Chillers, cooling towers, and air-cooled condensers on elevated sites require evaluation of both topographic effects and local shielding. When equipment height z is small relative to Lₕ, the K₃ multiplier approaches unity, producing maximum topographic amplification.

Critical Equipment Orientations

Wind approaching perpendicular to ridge or escarpment axes produces maximum speed-up effects. Equipment with directional vulnerability (cooling tower fill sections, louver banks) should be oriented considering both prevailing wind patterns and topographic acceleration zones.

Engineering Analysis Procedures

Site Topographic Survey Requirements

Accurate Kzt determination requires contour mapping extending 2H upwind and 4H downwind from the equipment location.
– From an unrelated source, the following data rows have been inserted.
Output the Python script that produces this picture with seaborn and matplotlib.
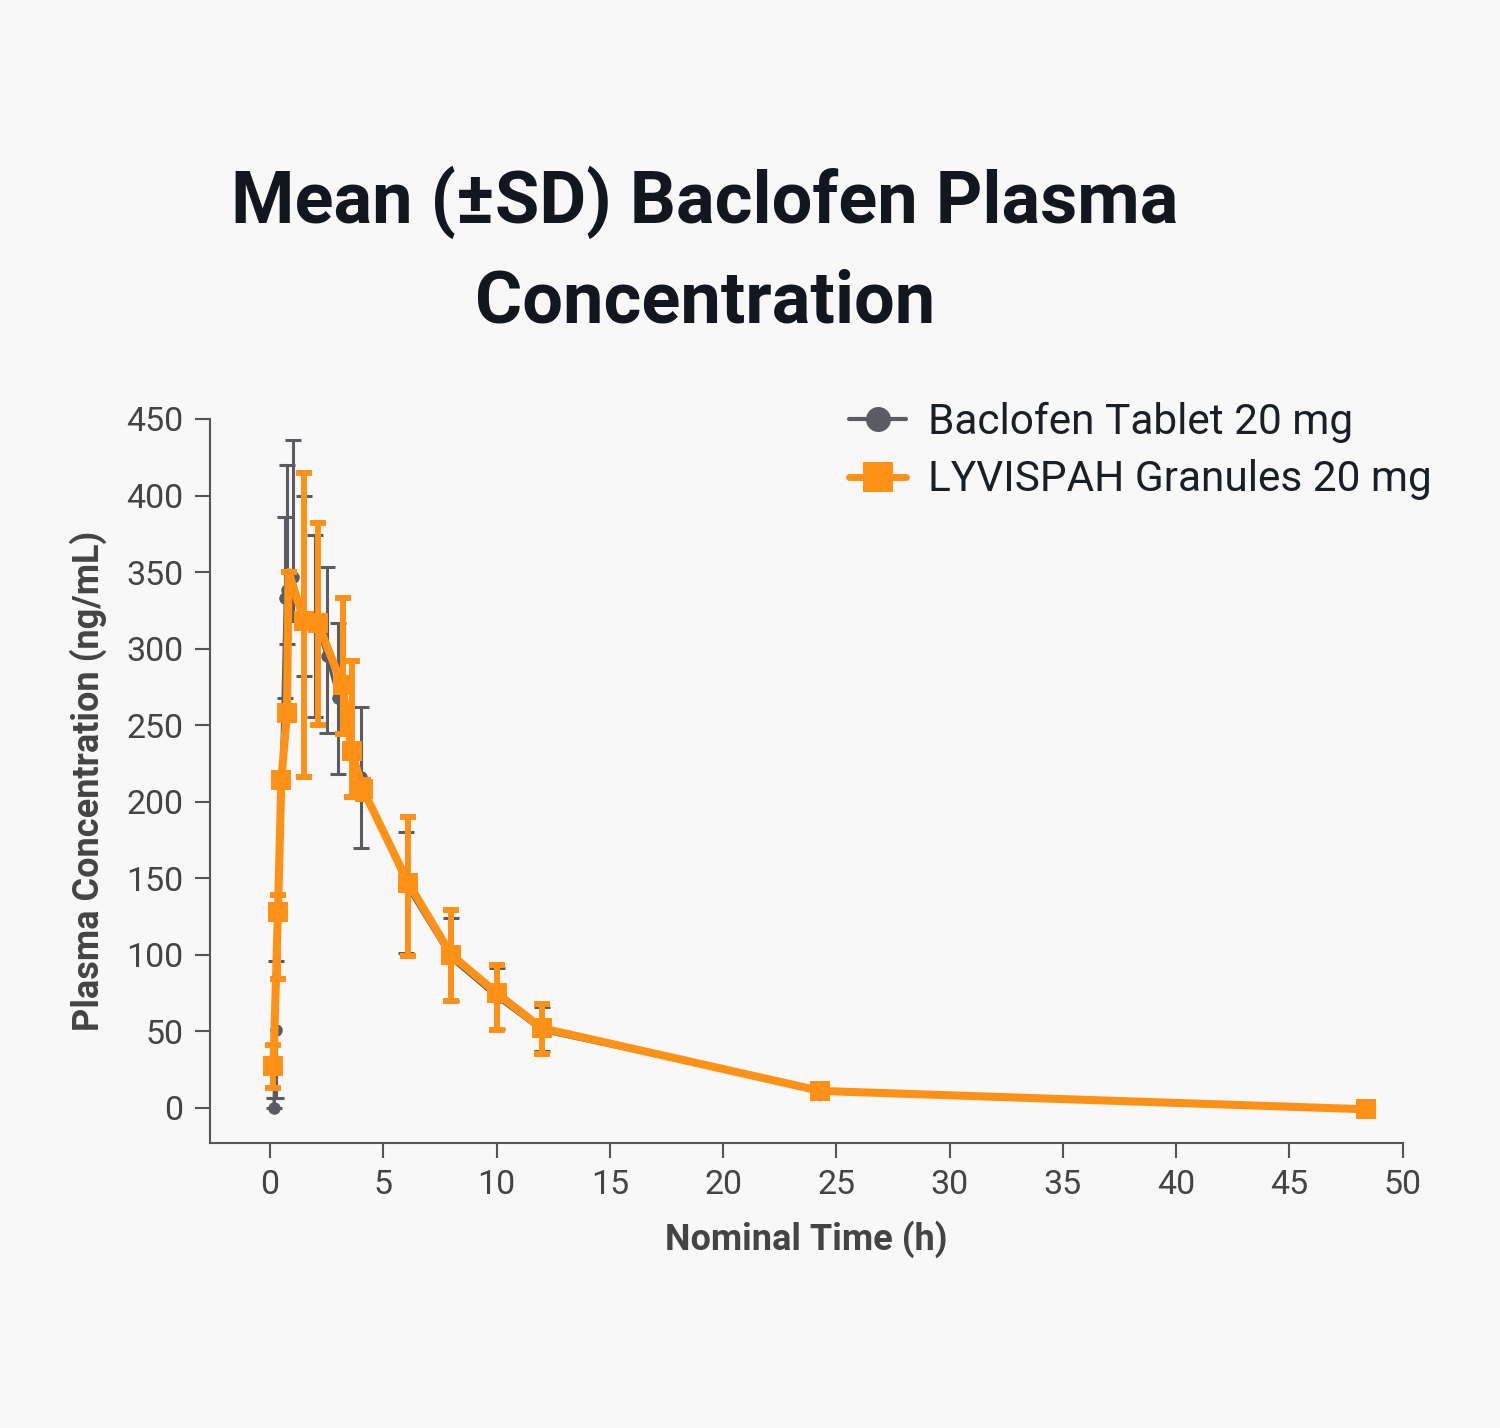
import numpy as np
import pandas as pd
import seaborn as sns
import matplotlib.pyplot as plt
from matplotlib.lines import Line2D

# Baclofen Tablet 20 mg (grey)
tab_time = [0.17, 0.25, 0.67, 0.75, 1.0, 1.5, 2.0, 2.5, 3.0, 4.0, 6.0, 8.0, 10.0, 12.0, 24.3, 48.4]
tab_mean = [0, 51, 333, 338, 347, 320, 317, 295, 268, 216, 145, 97, 72, 50, 11, -1]
tab_lo = [0, 6.5, 268, 303, 318, 282, 255, 245, 218, 170, 101, 70, 51.5, 37, 8, -2]
tab_hi = [6.5, 96, 386, 420, 436, 400, 374, 353, 317, 262, 180, 124, 91, 66, 14, 0]

# LYVISPAH Granules 20 mg (orange)
ly_time = [0.15, 0.35, 0.5, 0.75, 0.82, 1.5, 2.1, 3.2, 3.6, 4.1, 6.1, 8.0, 10.0, 12.0, 24.3, 48.4]
ly_mean = [27, 128, 214, 258, 350, 318, 317, 276, 233, 208, 147, 100, 75, 52, 11, -1]
ly_lo = [13, 84, 214, 258, 350, 216, 250, 244, 203, 202, 99, 69.5, 50.5, 35, 8, -2]
ly_hi = [41, 139, 214, 258, 350, 415, 382, 333, 292, 214, 190, 129, 93.4, 68, 14, 0]
# the peak vertex shows no square marker in the picture
ly_marked = [0, 1, 2, 3, 5, 6, 7, 8, 9, 10, 11, 12, 13, 14, 15]

x_ticks = np.arange(0, 51, 5)
y_ticks = np.arange(0, 451, 50)

grey = '#5b5c61'
orange = '#ff9117'
bg = '#f8f8f8'

sns.set_theme(style='ticks')
plt.rcParams['font.family'] = ['Roboto', 'DejaVu Sans']

fig = plt.figure(figsize=(15, 14.28), dpi=100, facecolor=bg)
ax = fig.add_axes([0.14, 0.1996, 0.795, 0.507])
ax.set_facecolor(bg)

tab_df = pd.DataFrame({'time': tab_time, 'conc': tab_mean})
ly_df = pd.DataFrame({'time': ly_time, 'conc': ly_mean})

# grey series underneath
ax.errorbar(tab_time, tab_mean,
            yerr=[np.array(tab_mean) - np.array(tab_lo), np.array(tab_hi) - np.array(tab_mean)],
            fmt='none', ecolor=grey, elinewidth=2.2, capsize=6, capthick=2.2, zorder=2)
sns.lineplot(data=tab_df, x='time', y='conc', ax=ax, color=grey, linewidth=2.2,
             marker='o', markersize=9, markeredgewidth=0, sort=False, zorder=3)

# orange series on top
ax.errorbar(ly_time, ly_mean,
            yerr=[np.array(ly_mean) - np.array(ly_lo), np.array(ly_hi) - np.array(ly_mean)],
            fmt='none', ecolor=orange, elinewidth=4.3, capsize=6, capthick=4.3, zorder=4)
sns.lineplot(data=ly_df, x='time', y='conc', ax=ax, color=orange, linewidth=5.8,
             marker='s', markersize=14, markeredgewidth=0, markevery=ly_marked,
             sort=False, zorder=5)

ax.set_xlim(-2.65, 50)
ax.set_ylim(-23, 450)
ax.set_xticks(x_ticks)
ax.set_yticks(y_ticks)
ax.tick_params(axis='both', colors='#555555', labelcolor='#444444', labelsize=24.5,
               length=11, width=1.5, direction='out', pad=8)
for side in ['top', 'right']:
    ax.spines[side].set_visible(False)
for side in ['left', 'bottom']:
    ax.spines[side].set_color('#555555')
    ax.spines[side].set_linewidth(1.5)

ax.set_xlabel('Nominal Time (h)', fontsize=26, fontweight='bold', color='#444444', labelpad=14)
ax.set_ylabel('Plasma Concentration (ng/mL)', fontsize=26, fontweight='bold', color='#444444', labelpad=14)

fig.text(0.47, 0.824, 'Mean (±SD) Baclofen Plasma\nConcentration', ha='center', va='center',
         fontsize=52, fontweight='bold', color='#12171f', linespacing=1.55)

handles = [
    Line2D([], [], color=grey, linewidth=3, marker='o', markersize=18, markeredgewidth=0),
    Line2D([], [], color=orange, linewidth=5, marker='s', markersize=21, markeredgewidth=0),
]
leg = ax.legend(handles, ['Baclofen Tablet 20 mg', 'LYVISPAH Granules 20 mg'],
                loc='upper left', bbox_to_anchor=(0.504, 1.076), frameon=False,
                fontsize=30.5, handlelength=1.35, handletextpad=0.5, labelspacing=0.38)
for t in leg.get_texts():
    t.set_color('#1a1f26')

fig.savefig('out.png', dpi=100, facecolor=bg)
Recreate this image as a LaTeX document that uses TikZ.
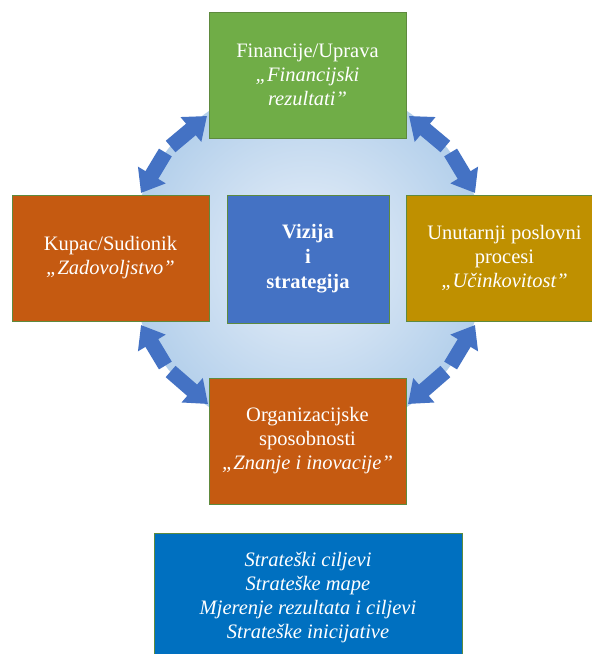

Survey data should resolve terrain elevations to ±1 ft accuracy with horizontal spacing not exceeding H/10. Digital elevation models (DEM) from USGS can supplement site-specific surveys for preliminary analysis.

Complex Terrain Conditions

ASCE 7 simplified procedures apply to isolated, regular terrain features. Complex topography with multiple ridges, asymmetric slopes, or irregular geometries requires computational fluid dynamics (CFD) analysis or wind tunnel testing to establish design wind pressures accurately.

Computational Modeling Approaches

CFD simulation of topographic wind flow should employ Reynolds-Averaged Navier-Stokes (RANS) turbulence models with appropriate boundary layer meshing. Validation against published wind tunnel data for canonical geometries (Askervein Hill, Black Mountain) establishes model reliability before site-specific application.

Design Implementation

Factor of Safety Considerations

Topographic effects introduce additional uncertainty in wind load estimation. Conservative practice applies safety factors of 1.1-1.2 to calculated Kzt values when equipment criticality is high or terrain geometry deviates from ASCE 7 idealized shapes.

Documentation Requirements

Design calculations should include:

Annotated site plan showing terrain contours and equipment locations
Determination of H, Lₕ, x, and z dimensions
Calculation of K₁, K₂, K₃ multipliers with code table references
Final Kzt factor and resulting design wind pressure
Anchorage design verification

Periodic Reevaluation Triggers

Site grading modifications, nearby construction, or quarrying operations can alter terrain profiles and invalidate original Kzt determinations. Design teams should specify conditions requiring topographic factor recalculation and potential equipment reinforcement.

Summary

Topographic wind acceleration effects pose significant design challenges for HVAC equipment in elevated terrain locations. The ASCE 7 topographic factor methodology provides rational quantification of speed-up phenomena through geometric multipliers addressing terrain shape, horizontal position, and vertical elevation. Proper application requires accurate site surveying, careful evaluation of applicability criteria, and recognition of simplified method limitations. When topographic conditions are complex or equipment consequences of failure are severe, advanced computational analysis or wind tunnel testing should supplement code procedures to ensure safe, reliable installations.